No creo que el mito de la libertad sea algo americano. Supongo que se trata de un viejo invento humano. Un lobo se enfrenta con otro en una campaña electoral presidencialista. El que pierde adopta la postura de la hembra, y el otro le monta ejerciendo una seudocópula. Es un rito jerárquico de investidura presidencialista, como ocurre entre los humanos. (No tiene que ponerse Carter a cuatro patas, pero en todas las culturas se emplea un verbo tabú que hace alusión a la cópula: el que gana ejerce el oficio activo.) Pero a continuación nos suelta el lobo ganador un rollo ético-religioso sobre la igualdad, la democracia y la libertad. El ser humano parece acuciado por un mecanismo especial que le empuja a cubrir sus vergüenzas éticas. No debe admitir que es más libre que el otro a expensas del otro. No debe admitir que su colmena ha ganado el juego de la guerra a otra colmena, a no, ser que sea en nombre de la libertad, de la igualdad, de la democracia, de Dios.

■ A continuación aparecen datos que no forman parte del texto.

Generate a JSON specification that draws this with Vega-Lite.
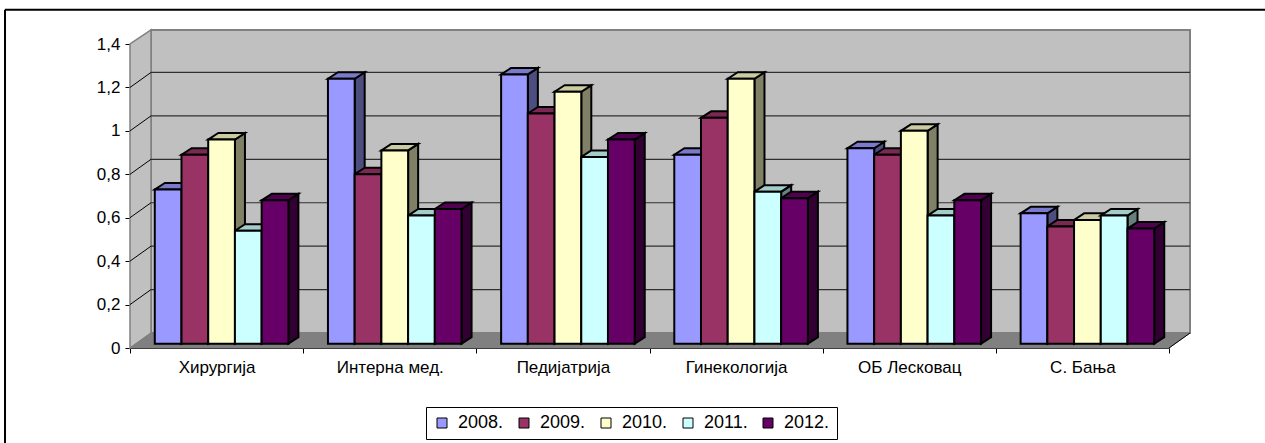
{"$schema":"https://vega.github.io/schema/vega-lite/v6.json","width":1039,"height":304,"autosize":{"type":"none"},"padding":{"left":130,"top":44,"right":96,"bottom":95},"background":"white","config":{"view":{"stroke":null},"font":"Liberation Sans"},"datasets":{"bars":[{"cat":"Хирургија","series":"2008.","v":0.71},{"cat":"Хирургија","series":"2009.","v":0.87},{"cat":"Хирургија","series":"2010.","v":0.94},{"cat":"Хирургија","series":"2011.","v":0.52},{"cat":"Хирургија","series":"2012.","v":0.66},{"cat":"Интерна мед.","series":"2008.","v":1.22},{"cat":"Интерна мед.","series":"2009.","v":0.78},{"cat":"Интерна мед.","series":"2010.","v":0.89},{"cat":"Интерна мед.","series":"2011.","v":0.59},{"cat":"Интерна мед.","series":"2012.","v":0.62},{"cat":"Педијатрија","series":"2008.","v":1.24},{"cat":"Педијатрија","series":"2009.","v":1.06},{"cat":"Педијатрија","series":"2010.","v":1.16},{"cat":"Педијатрија","series":"2011.","v":0.86},{"cat":"Педијатрија","series":"2012.","v":0.94},{"cat":"Гинекологија","series":"2008.","v":0.87},{"cat":"Гинекологија","series":"2009.","v":1.04},{"cat":"Гинекологија","series":"2010.","v":1.22},{"cat":"Гинекологија","series":"2011.","v":0.7},{"cat":"Гинекологија","series":"2012.","v":0.67},{"cat":"ОБ Лесковац","series":"2008.","v":0.9},{"cat":"ОБ Лесковац","series":"2009.","v":0.87},{"cat":"ОБ Лесковац","series":"2010.","v":0.98},{"cat":"ОБ Лесковац","series":"2011.","v":0.59},{"cat":"ОБ Лесковац","series":"2012.","v":0.66},{"cat":"С. Бања","series":"2008.","v":0.6},{"cat":"С. Бања","series":"2009.","v":0.54},{"cat":"С. Бања","series":"2010.","v":0.57},{"cat":"С. Бања","series":"2011.","v":0.59},{"cat":"С. Бања","series":"2012.","v":0.53}]},"resolve":{"scale":{"x":"independent","color":"independent"},"axis":{"x":"independent"}},"layer":[{"data":{"values":[{"x":-125,"x2":1135,"y":1.5576,"y2":1.5576},{"x":-125,"x2":-125,"y":1.5576,"y2":-0.438}]},"mark":{"type":"rule","color":"#000","strokeWidth":2,"clip":false},"encoding":{"x":{"field":"x","type":"quantitative","scale":{"domain":[0,1039]},"axis":null},"x2":{"field":"x2"},"y":{"field":"y","type":"quantitative","scale":{"domain":[0,1.4]},"axis":{"values":[0,0.2,0.4,0.6,0.8,1,1.2,1.4],"title":null,"grid":false,"domainColor":"#000","tickColor":"#000","tickSize":5,"labelColor":"#000","labelFontSize":17,"labelPadding":5,"labelExpr":"replace(format(datum.value,'~g'),'.',',')"}},"y2":{"field":"y2"}}},{"data":{"values":[{"x":21,"x2":1060,"y":0.069,"y2":1.465}]},"mark":{"type":"rect","fill":"#C0C0C0","stroke":"#808080","strokeWidth":2},"encoding":{"x":{"field":"x","type":"quantitative","scale":{"domain":[0,1039]},"axis":null},"x2":{"field":"x2"},"y":{"field":"y","type":"quantitative"},"y2":{"field":"y2"}}},{"data":{"values":[{"x":0,"y":0,"y2":1.4},{"x":21,"y":0.069,"y2":1.465}]},"mark":{"type":"area","fill":"#C0C0C0","stroke":"#808080","strokeWidth":1.5,"orient":"vertical"},"encoding":{"x":{"field":"x","type":"quantitative","scale":{"domain":[0,1039]},"axis":null},"y":{"field":"y","type":"quantitative"},"y2":{"field":"y2"}}},{"data":{"values":[{"g":0.2,"x":21,"x2":1060,"y":0.269},{"g":0.4,"x":21,"x2":1060,"y":0.469},{"g":0.6,"x":21,"x2":1060,"y":0.669},{"g":0.8,"x":21,"x2":1060,"y":0.869},{"g":1,"x":21,"x2":1060,"y":1.069},{"g":1.2,"x":21,"x2":1060,"y":1.269}]},"mark":{"type":"rule","color":"#303030","strokeWidth":1.2},"encoding":{"x":{"field":"x","type":"quantitative","scale":{"domain":[0,1039]},"axis":null},"x2":{"field":"x2"},"y":{"field":"y","type":"quantitative"}}},{"data":{"values":[{"g":0.2,"x":0,"y":0.2},{"g":0.2,"x":21,"y":0.269},{"g":0.4,"x":0,"y":0.4},{"g":0.4,"x":21,"y":0.469},{"g":0.6,"x":0,"y":0.6},{"g":0.6,"x":21,"y":0.669},{"g":0.8,"x":0,"y":0.8},{"g":0.8,"x":21,"y":0.869},{"g":1,"x":0,"y":1},{"g":1,"x":21,"y":1.069},{"g":1.2,"x":0,"y":1.2},{"g":1.2,"x":21,"y":1.269}]},"mark":{"type":"line","color":"#000","strokeWidth":1},"encoding":{"x":{"field":"x","type":"quantitative","scale":{"domain":[0,1039]},"axis":null},"y":{"field":"y","type":"quantitative"},"detail":{"field":"g"}}},{"data":{"values":[{"x":0,"y":0,"y2":0},{"x":21,"y":0,"y2":0.069},{"x":1039,"y":0,"y2":0.069},{"x":1060,"y":0.069,"y2":0.069}]},"mark":{"type":"area","fill":"#808080","stroke":"#808080","strokeWidth":1,"orient":"vertical"},"encoding":{"x":{"field":"x","type":"quantitative","scale":{"domain":[0,1039]},"axis":null},"y":{"field":"y","type":"quantitative"},"y2":{"field":"y2"}}},{"data":{"values":[{"x":1039,"y":0},{"x":1060,"y":0.069}]},"mark":{"type":"line","color":"#000","strokeWidth":1},"encoding":{"x":{"field":"x","type":"quantitative","scale":{"domain":[0,1039]},"axis":null},"y":{"field":"y","type":"quantitative"}}},{"data":{"name":"bars"},"transform":[{"calculate":"indexof(['Хирургија','Интерна мед.','Педијатрија','Гинекологија','ОБ Лесковац','С. Бања'],datum.cat)*173.17+24.8+indexof(['2008.','2009.','2010.','2011.','2012.'],datum.series)*26.72","as":"L"},{"calculate":"[0,1]","as":"e"},{"flatten":["e"]},{"calculate":"datum.L+26.72+10*datum.e","as":"sx"},{"calculate":"datum.v+0.02+0.03*datum.e","as":"yt"},{"calculate":"0.02+0.03*datum.e","as":"yb"}],"mark":{"type":"area","stroke":"#000","strokeWidth":2,"orient":"vertical"},"encoding":{"x":{"field":"sx","type":"quantitative","scale":{"domain":[0,1039]},"axis":null},"y":{"field":"yt","type":"quantitative"},"y2":{"field":"yb"},"detail":[{"field":"cat"},{"field":"series"}],"color":{"field":"series","type":"nominal","legend":null,"scale":{"domain":["2008.","2009.","2010.","2011.","2012."],"range":["#4D4D80","#4D1A33","#808066","#668080","#330033"]}}}},{"data":{"name":"bars"},"transform":[{"calculate":"indexof(['Хирургија','Интерна мед.','Педијатрија','Гинекологија','ОБ Лесковац','С. Бања'],datum.cat)*173.17+24.8+indexof(['2008.','2009.','2010.','2011.','2012.'],datum.series)*26.72","as":"L"},{"calculate":"[0,1]","as":"e"},{"flatten":["e"]},{"calculate":"datum.L+10*datum.e","as":"tx"},{"calculate":"datum.L+26.72+10*datum.e","as":"tx2"},{"calculate":"datum.v+0.02+0.03*datum.e","as":"ty"}],"mark":{"type":"area","stroke":"#000","strokeWidth":2,"orient":"horizontal"},"encoding":{"y":{"field":"ty","type":"quantitative"},"x":{"field":"tx","type":"quantitative","scale":{"domain":[0,1039]},"axis":null},"x2":{"field":"tx2"},"detail":[{"field":"cat"},{"field":"series"}],"color":{"field":"series","type":"nominal","legend":null,"scale":{"domain":["2008.","2009.","2010.","2011.","2012."],"range":["#7A7ACC","#7A2952","#CCCCA3","#A3CCCC","#520052"]}}}},{"data":{"name":"bars"},"transform":[{"calculate":"datum.v+0.02","as":"yt"},{"calculate":"0.02","as":"yb"}],"mark":{"type":"bar","stroke":"#000","strokeWidth":2},"encoding":{"x":{"field":"cat","type":"nominal","sort":null,"scale":{"paddingInner":0,"paddingOuter":0},"axis":{"title":null,"labelAngle":0,"tickBand":"extent","domainColor":"#000","domainWidth":1,"tickColor":"#000","tickSize":5,"labelColor":"#000","labelFontSize":17,"labelPadding":6}},"xOffset":{"field":"series","type":"nominal","scale":{"paddingInner":0,"paddingOuter":0.741,"align":0.626}},"y":{"field":"yt","type":"quantitative"},"y2":{"field":"yb"},"color":{"field":"series","type":"nominal","scale":{"domain":["2008.","2009.","2010.","2011.","2012."],"range":["#9999FF","#993366","#FFFFCC","#CCFFFF","#660066"]},"legend":{"title":null,"orient":"none","legendX":296,"legendY":363,"direction":"horizontal","columns":5,"symbolType":"square","symbolSize":100,"symbolStrokeColor":"#000","symbolStrokeWidth":1,"symbolOpacity":1,"labelFontSize":18,"labelColor":"#000","strokeColor":"#000","fillColor":"#fff","padding":7,"columnPadding":11,"labelOffset":7}}}}]}
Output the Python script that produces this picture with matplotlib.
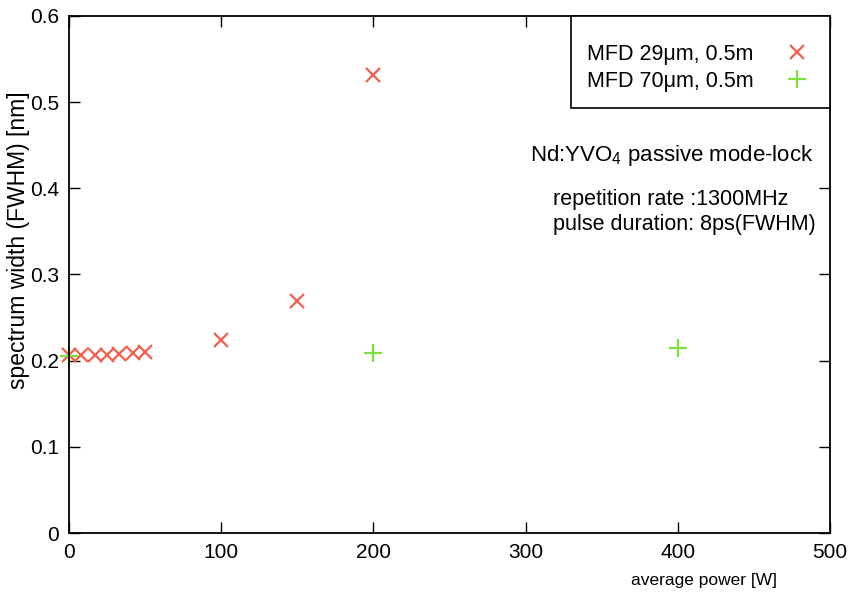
import numpy as np
import matplotlib
matplotlib.use('Agg')
from matplotlib import pyplot as plt

# spectrum width vs average power
power_29 = [0, 8, 17, 25, 33, 42, 50, 100, 150, 200]
width_29 = [0.206, 0.206, 0.207, 0.207, 0.208, 0.209, 0.210, 0.224, 0.269, 0.531]
power_70 = [0, 200, 400]
width_70 = [0.205, 0.209, 0.215]

labels = ['MFD 29\u03bcm, 0.5m', 'MFD 70\u03bcm, 0.5m']
x_ticks = [0, 100, 200, 300, 400, 500]
y_ticks = [0, 0.1, 0.2, 0.3, 0.4, 0.5, 0.6]
y_tick_labels = ['0', '0.1', '0.2', '0.3', '0.4', '0.5', '0.6']

plt.rcParams['font.family'] = ['Liberation Sans', 'DejaVu Sans']
plt.rcParams['mathtext.fontset'] = 'custom'
plt.rcParams['mathtext.rm'] = 'Liberation Sans'

fig = plt.figure(figsize=(8.53, 5.96), dpi=100, facecolor='white')
ax = fig.add_axes([0.081, 0.1057, 0.892, 0.8676])

ax.plot(power_29, width_29, linestyle='none', marker='x', markersize=10,
        markeredgewidth=1.6, color='#f2604a', label=labels[0], clip_on=False)
ax.plot(power_70, width_70, linestyle='none', marker='+', markersize=13,
        markeredgewidth=1.6, color='#7ee03c', label=labels[1], clip_on=False)

ax.set_xlim(0, 500)
ax.set_ylim(0, 0.6)
ax.set_xticks(x_ticks)
ax.set_yticks(y_ticks)
ax.set_yticklabels(y_tick_labels)
ax.tick_params(direction='in', length=8, width=1, top=True, right=True,
               labelsize=15, pad=7, colors='black')
for side in ax.spines.values():
    side.set_linewidth(1.3)

ax.set_xlabel('average power [W]', fontsize=12.5, x=0.834, labelpad=8)
ax.set_ylabel('spectrum width (FWHM) [nm]', fontsize=16.5, y=0.567, labelpad=0)

# empty tiny title pushes the rows down like the original key box
leg = ax.legend(loc='upper right', bbox_to_anchor=(1, 1), borderaxespad=0,
                fontsize=15.5, markerfirst=False, fancybox=False, edgecolor='black',
                framealpha=1, borderpad=0.75, labelspacing=0.3, handletextpad=1.2,
                handlelength=1.6, title=' ', title_fontsize=4)
leg.get_frame().set_linewidth(1.2)

ax.text(0.606, 0.731, 'Nd:YVO$_4$ passive mode-lock', transform=ax.transAxes,
        fontsize=16, va='center', ha='left')
ax.text(0.636, 0.644, 'repetition rate :1300MHz', transform=ax.transAxes,
        fontsize=15.5, va='center', ha='left')
ax.text(0.636, 0.596, 'pulse duration: 8ps(FWHM)', transform=ax.transAxes,
        fontsize=15.5, va='center', ha='left')

fig.savefig('out.png', dpi=100)
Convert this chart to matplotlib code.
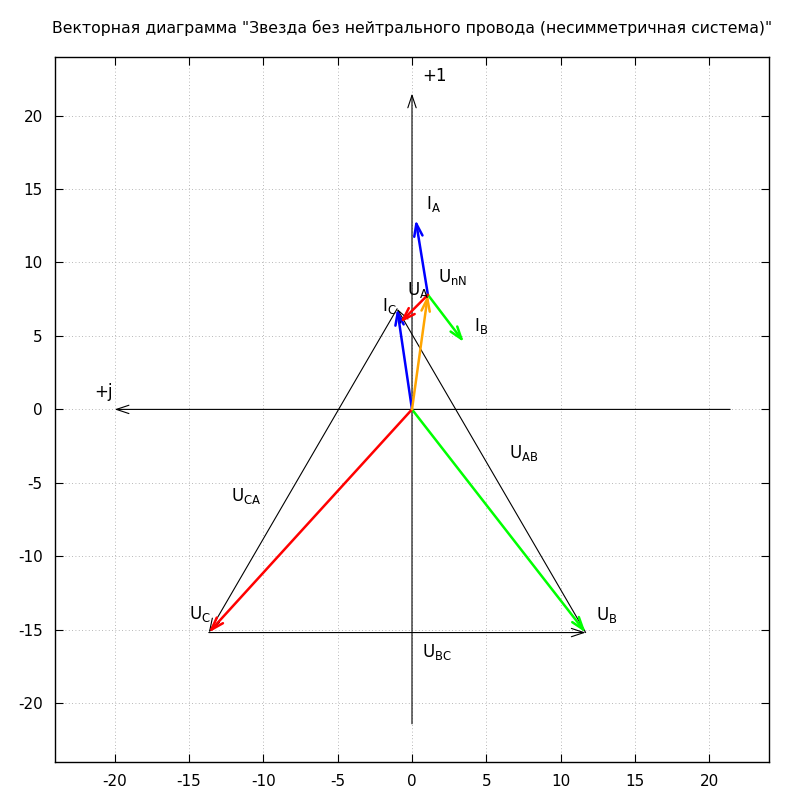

"Bueno, ¿por qué no se nos da a todos los espermios un ovocito, y así no tenemos que correr todos en una carrera alocada en la que sólo uno puede ganar? Así seríamos todos iguales; todos igualmente libres". Esta pregunta me hace un espermio. Le contesto que él y yo estamos sometidos al imperio de esta ley. La diferencia estriba en que él no puede descubrir esta ley ni le preocupa la ética ni la religión. No siente necesidad de encubrir nada ni de justificarse. Aquí nos topamos con el homo éthicus y el homo religiosus, otras dos fronteras genéticas. Está el hombre instado genéticamente a ganar, a aumentar su libertad, pero también está presionado con unos resortes éticos que no preocupan al mono. Tuve el honor de cenar con sus majestades los Reyes de España en 1977. A mi derecha estaba sentada la reina Sofía. .¿Por qué ha titulado su libro Las reglas del juego?", me preguntó. Le expuse estas ideas mías acerca de la programación genética del hombre como instado a ser más, a ganar, con objeto de crear jerarquías dinámicas: "Manda el que gana en cada momento". "Mire, Majestad, incluso la vida misma cristiana es un juego que desemboca en ganadores y perdedores. Los santos se llevan la medalla de oro; son la clase alta del cielo. Luego viene la clase media: los que han seguido a Cristo, pero a distancia, gozando de esta vida. Finalmente, los perdedores van al infierno". "Pero", me objetó la reina Sofía, "¿cree usted que un santo se preocupa de ganar el juego?". "Claro, Majestad", contesté. "Pero entonces no es un santo", añadió esta Reina nuestra, haciendo honor a su nombre, Sofía (sabiduría en griego, como sabe el lector). Seguimos por un momento en silencio tomando el consomé. "¡Qué corte!", pensé para mis adentros. ¿Puede el ser humano desprenderse de la ley del juego? Puede vivir sin intentar ser más rico, más guapo, más listo, mejor periodista, mejor comunista, más libre, más santo que los demás? ¿Es el santo la excepción a esta regla? ¿Cabe la excepción a la regla? Tiene miga antropológica la objeción de la Reina.